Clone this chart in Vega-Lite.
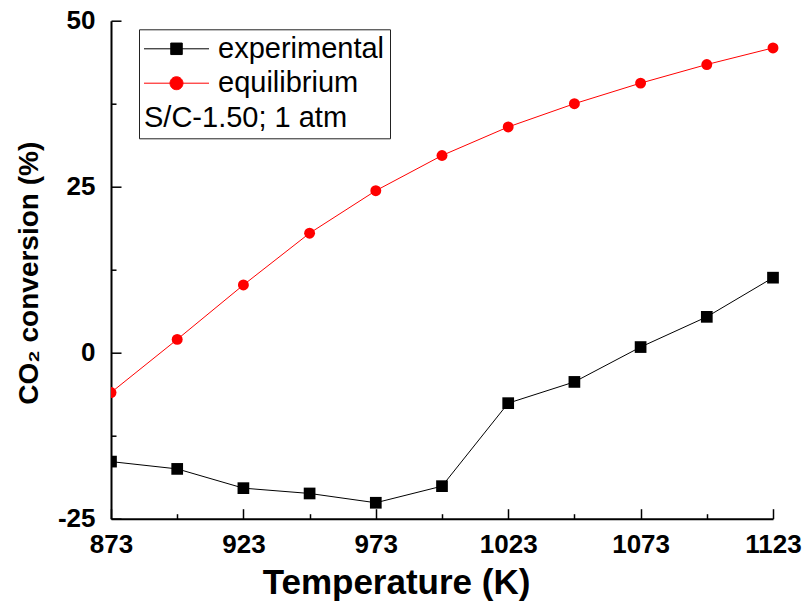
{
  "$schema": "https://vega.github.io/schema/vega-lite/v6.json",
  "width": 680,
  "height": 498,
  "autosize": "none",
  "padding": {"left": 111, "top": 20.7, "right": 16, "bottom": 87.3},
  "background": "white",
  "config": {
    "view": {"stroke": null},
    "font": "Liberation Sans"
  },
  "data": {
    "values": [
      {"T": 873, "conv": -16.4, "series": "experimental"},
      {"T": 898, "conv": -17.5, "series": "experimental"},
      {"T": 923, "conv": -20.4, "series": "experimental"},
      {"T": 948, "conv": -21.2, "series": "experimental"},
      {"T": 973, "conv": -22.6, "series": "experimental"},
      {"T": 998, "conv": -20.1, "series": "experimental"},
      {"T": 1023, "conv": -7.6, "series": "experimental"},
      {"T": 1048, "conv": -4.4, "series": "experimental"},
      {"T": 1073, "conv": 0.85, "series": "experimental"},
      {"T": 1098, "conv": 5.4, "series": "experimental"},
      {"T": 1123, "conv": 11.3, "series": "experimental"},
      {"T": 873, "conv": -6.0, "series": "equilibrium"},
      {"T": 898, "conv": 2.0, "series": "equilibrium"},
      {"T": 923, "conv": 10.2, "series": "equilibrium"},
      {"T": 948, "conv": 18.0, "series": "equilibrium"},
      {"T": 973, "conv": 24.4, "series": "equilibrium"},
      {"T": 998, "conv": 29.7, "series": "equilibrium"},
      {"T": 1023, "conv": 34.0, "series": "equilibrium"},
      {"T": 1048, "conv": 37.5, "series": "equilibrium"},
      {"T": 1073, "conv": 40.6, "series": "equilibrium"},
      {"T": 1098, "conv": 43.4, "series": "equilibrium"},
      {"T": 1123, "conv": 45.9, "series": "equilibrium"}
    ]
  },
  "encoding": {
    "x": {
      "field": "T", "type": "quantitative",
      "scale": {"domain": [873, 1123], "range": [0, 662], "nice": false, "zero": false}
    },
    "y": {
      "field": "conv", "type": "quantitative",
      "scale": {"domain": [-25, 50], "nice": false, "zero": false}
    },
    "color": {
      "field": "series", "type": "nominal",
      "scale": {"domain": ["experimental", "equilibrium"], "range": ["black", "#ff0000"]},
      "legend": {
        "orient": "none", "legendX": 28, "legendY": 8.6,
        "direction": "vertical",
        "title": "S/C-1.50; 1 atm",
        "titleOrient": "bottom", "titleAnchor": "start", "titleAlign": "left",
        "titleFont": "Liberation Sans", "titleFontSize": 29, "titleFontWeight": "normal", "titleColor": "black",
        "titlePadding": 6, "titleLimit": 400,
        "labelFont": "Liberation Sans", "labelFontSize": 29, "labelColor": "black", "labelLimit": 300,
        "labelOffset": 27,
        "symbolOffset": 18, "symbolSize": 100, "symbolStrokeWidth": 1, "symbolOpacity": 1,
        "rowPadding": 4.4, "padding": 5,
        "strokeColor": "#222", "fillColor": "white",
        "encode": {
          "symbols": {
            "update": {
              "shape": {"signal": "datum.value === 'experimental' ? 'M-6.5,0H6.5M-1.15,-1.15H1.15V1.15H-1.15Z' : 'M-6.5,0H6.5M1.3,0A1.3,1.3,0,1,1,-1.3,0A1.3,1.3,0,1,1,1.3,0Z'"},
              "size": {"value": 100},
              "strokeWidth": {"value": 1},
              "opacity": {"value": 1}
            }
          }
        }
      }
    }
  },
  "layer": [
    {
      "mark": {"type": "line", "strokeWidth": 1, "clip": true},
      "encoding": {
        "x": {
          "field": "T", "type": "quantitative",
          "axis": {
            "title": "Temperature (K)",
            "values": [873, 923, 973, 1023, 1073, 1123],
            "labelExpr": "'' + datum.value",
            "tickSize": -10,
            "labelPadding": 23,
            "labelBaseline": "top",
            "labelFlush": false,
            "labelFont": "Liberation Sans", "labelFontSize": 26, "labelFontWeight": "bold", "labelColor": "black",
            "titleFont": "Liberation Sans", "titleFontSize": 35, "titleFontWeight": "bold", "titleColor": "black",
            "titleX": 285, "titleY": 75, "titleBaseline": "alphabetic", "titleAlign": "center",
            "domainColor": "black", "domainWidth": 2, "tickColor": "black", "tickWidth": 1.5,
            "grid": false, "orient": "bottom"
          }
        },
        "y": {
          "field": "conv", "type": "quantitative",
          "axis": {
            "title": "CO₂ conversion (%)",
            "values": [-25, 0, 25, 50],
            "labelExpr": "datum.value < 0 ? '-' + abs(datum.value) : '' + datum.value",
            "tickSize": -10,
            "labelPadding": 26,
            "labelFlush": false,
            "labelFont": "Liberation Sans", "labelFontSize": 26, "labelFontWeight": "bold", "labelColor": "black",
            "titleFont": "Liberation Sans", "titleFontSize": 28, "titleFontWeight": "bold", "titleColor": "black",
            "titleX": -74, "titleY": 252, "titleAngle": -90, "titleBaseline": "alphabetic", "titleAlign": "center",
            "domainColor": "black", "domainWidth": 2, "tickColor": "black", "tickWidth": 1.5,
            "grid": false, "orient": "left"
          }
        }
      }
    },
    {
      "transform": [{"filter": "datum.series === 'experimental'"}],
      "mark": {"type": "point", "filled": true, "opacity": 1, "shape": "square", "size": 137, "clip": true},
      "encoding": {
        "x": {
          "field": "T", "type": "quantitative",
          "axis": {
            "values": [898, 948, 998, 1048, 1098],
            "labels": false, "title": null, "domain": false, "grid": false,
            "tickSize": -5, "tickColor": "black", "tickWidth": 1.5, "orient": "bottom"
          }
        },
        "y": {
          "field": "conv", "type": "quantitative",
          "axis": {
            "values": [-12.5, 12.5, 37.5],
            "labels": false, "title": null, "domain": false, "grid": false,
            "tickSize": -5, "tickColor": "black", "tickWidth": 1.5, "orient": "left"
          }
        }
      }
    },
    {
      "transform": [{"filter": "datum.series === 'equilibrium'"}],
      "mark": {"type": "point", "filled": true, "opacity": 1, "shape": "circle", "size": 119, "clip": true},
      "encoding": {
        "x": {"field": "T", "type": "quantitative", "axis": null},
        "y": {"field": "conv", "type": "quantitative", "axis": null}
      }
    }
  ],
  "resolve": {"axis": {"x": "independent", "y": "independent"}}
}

+ + + +

_Direction_
Reproduce the data verbatim. Do not carry any picture into the copy.

_Solved exercise_
Clone this chart in Vega-Lite.
{
  "$schema": "https://vega.github.io/schema/vega-lite/v6.json",
  "width": 680,
  "height": 498,
  "autosize": "none",
  "padding": {"left": 111, "top": 20.7, "right": 16, "bottom": 87.3},
  "background": "white",
  "config": {
    "view": {"stroke": null},
    "font": "Liberation Sans"
  },
  "data": {
    "values": [
      {"T": 873, "conv": -16.4, "series": "experimental"},
      {"T": 898, "conv": -17.5, "series": "experimental"},
      {"T": 923, "conv": -20.4, "series": "experimental"},
      {"T": 948, "conv": -21.2, "series": "experimental"},
      {"T": 973, "conv": -22.6, "series": "experimental"},
      {"T": 998, "conv": -20.1, "series": "experimental"},
      {"T": 1023, "conv": -7.6, "series": "experimental"},
      {"T": 1048, "conv": -4.4, "series": "experimental"},
      {"T": 1073, "conv": 0.85, "series": "experimental"},
      {"T": 1098, "conv": 5.4, "series": "experimental"},
      {"T": 1123, "conv": 11.3, "series": "experimental"},
      {"T": 873, "conv": -6.0, "series": "equilibrium"},
      {"T": 898, "conv": 2.0, "series": "equilibrium"},
      {"T": 923, "conv": 10.2, "series": "equilibrium"},
      {"T": 948, "conv": 18.0, "series": "equilibrium"},
      {"T": 973, "conv": 24.4, "series": "equilibrium"},
      {"T": 998, "conv": 29.7, "series": "equilibrium"},
      {"T": 1023, "conv": 34.0, "series": "equilibrium"},
      {"T": 1048, "conv": 37.5, "series": "equilibrium"},
      {"T": 1073, "conv": 40.6, "series": "equilibrium"},
      {"T": 1098, "conv": 43.4, "series": "equilibrium"},
      {"T": 1123, "conv": 45.9, "series": "equilibrium"}
    ]
  },
  "encoding": {
    "x": {
      "field": "T", "type": "quantitative",
      "scale": {"domain": [873, 1123], "range": [0, 662], "nice": false, "zero": false}
    },
    "y": {
      "field": "conv", "type": "quantitative",
      "scale": {"domain": [-25, 50], "nice": false, "zero": false}
    },
    "color": {
      "field": "series", "type": "nominal",
      "scale": {"domain": ["experimental", "equilibrium"], "range": ["black", "#ff0000"]},
      "legend": {
        "orient": "none", "legendX": 28, "legendY": 8.6,
        "direction": "vertical",
        "title": "S/C-1.50; 1 atm",
        "titleOrient": "bottom", "titleAnchor": "start", "titleAlign": "left",
        "titleFont": "Liberation Sans", "titleFontSize": 29, "titleFontWeight": "normal", "titleColor": "black",
        "titlePadding": 6, "titleLimit": 400,
        "labelFont": "Liberation Sans", "labelFontSize": 29, "labelColor": "black", "labelLimit": 300,
        "labelOffset": 27,
        "symbolOffset": 18, "symbolSize": 100, "symbolStrokeWidth": 1, "symbolOpacity": 1,
        "rowPadding": 4.4, "padding": 5,
        "strokeColor": "#222", "fillColor": "white",
        "encode": {
          "symbols": {
            "update": {
              "shape": {"signal": "datum.value === 'experimental' ? 'M-6.5,0H6.5M-1.15,-1.15H1.15V1.15H-1.15Z' : 'M-6.5,0H6.5M1.3,0A1.3,1.3,0,1,1,-1.3,0A1.3,1.3,0,1,1,1.3,0Z'"},
              "size": {"value": 100},
              "strokeWidth": {"value": 1},
              "opacity": {"value": 1}
            }
          }
        }
      }
    }
  },
  "layer": [
    {
      "mark": {"type": "line", "strokeWidth": 1, "clip": true},
      "encoding": {
        "x": {
          "field": "T", "type": "quantitative",
          "axis": {
            "title": "Temperature (K)",
            "values": [873, 923, 973, 1023, 1073, 1123],
            "labelExpr": "'' + datum.value",
            "tickSize": -10,
            "labelPadding": 23,
            "labelBaseline": "top",
            "labelFlush": false,
            "labelFont": "Liberation Sans", "labelFontSize": 26, "labelFontWeight": "bold", "labelColor": "black",
            "titleFont": "Liberation Sans", "titleFontSize": 35, "titleFontWeight": "bold", "titleColor": "black",
            "titleX": 285, "titleY": 75, "titleBaseline": "alphabetic", "titleAlign": "center",
            "domainColor": "black", "domainWidth": 2, "tickColor": "black", "tickWidth": 1.5,
            "grid": false, "orient": "bottom"
          }
        },
        "y": {
          "field": "conv", "type": "quantitative",
          "axis": {
            "title": "CO₂ conversion (%)",
            "values": [-25, 0, 25, 50],
            "labelExpr": "datum.value < 0 ? '-' + abs(datum.value) : '' + datum.value",
            "tickSize": -10,
            "labelPadding": 26,
            "labelFlush": false,
            "labelFont": "Liberation Sans", "labelFontSize": 26, "labelFontWeight": "bold", "labelColor": "black",
            "titleFont": "Liberation Sans", "titleFontSize": 28, "titleFontWeight": "bold", "titleColor": "black",
            "titleX": -74, "titleY": 252, "titleAngle": -90, "titleBaseline": "alphabetic", "titleAlign": "center",
            "domainColor": "black", "domainWidth": 2, "tickColor": "black", "tickWidth": 1.5,
            "grid": false, "orient": "left"
          }
        }
      }
    },
    {
      "transform": [{"filter": "datum.series === 'experimental'"}],
      "mark": {"type": "point", "filled": true, "opacity": 1, "shape": "square", "size": 137, "clip": true},
      "encoding": {
        "x": {
          "field": "T", "type": "quantitative",
          "axis": {
            "values": [898, 948, 998, 1048, 1098],
            "labels": false, "title": null, "domain": false, "grid": false,
            "tickSize": -5, "tickColor": "black", "tickWidth": 1.5, "orient": "bottom"
          }
        },
        "y": {
          "field": "conv", "type": "quantitative",
          "axis": {
            "values": [-12.5, 12.5, 37.5],
            "labels": false, "title": null, "domain": false, "grid": false,
            "tickSize": -5, "tickColor": "black", "tickWidth": 1.5, "orient": "left"
          }
        }
      }
    },
    {
      "transform": [{"filter": "datum.series === 'equilibrium'"}],
      "mark": {"type": "point", "filled": true, "opacity": 1, "shape": "circle", "size": 119, "clip": true},
      "encoding": {
        "x": {"field": "T", "type": "quantitative", "axis": null},
        "y": {"field": "conv", "type": "quantitative", "axis": null}
      }
    }
  ],
  "resolve": {"axis": {"x": "independent", "y": "independent"}}
}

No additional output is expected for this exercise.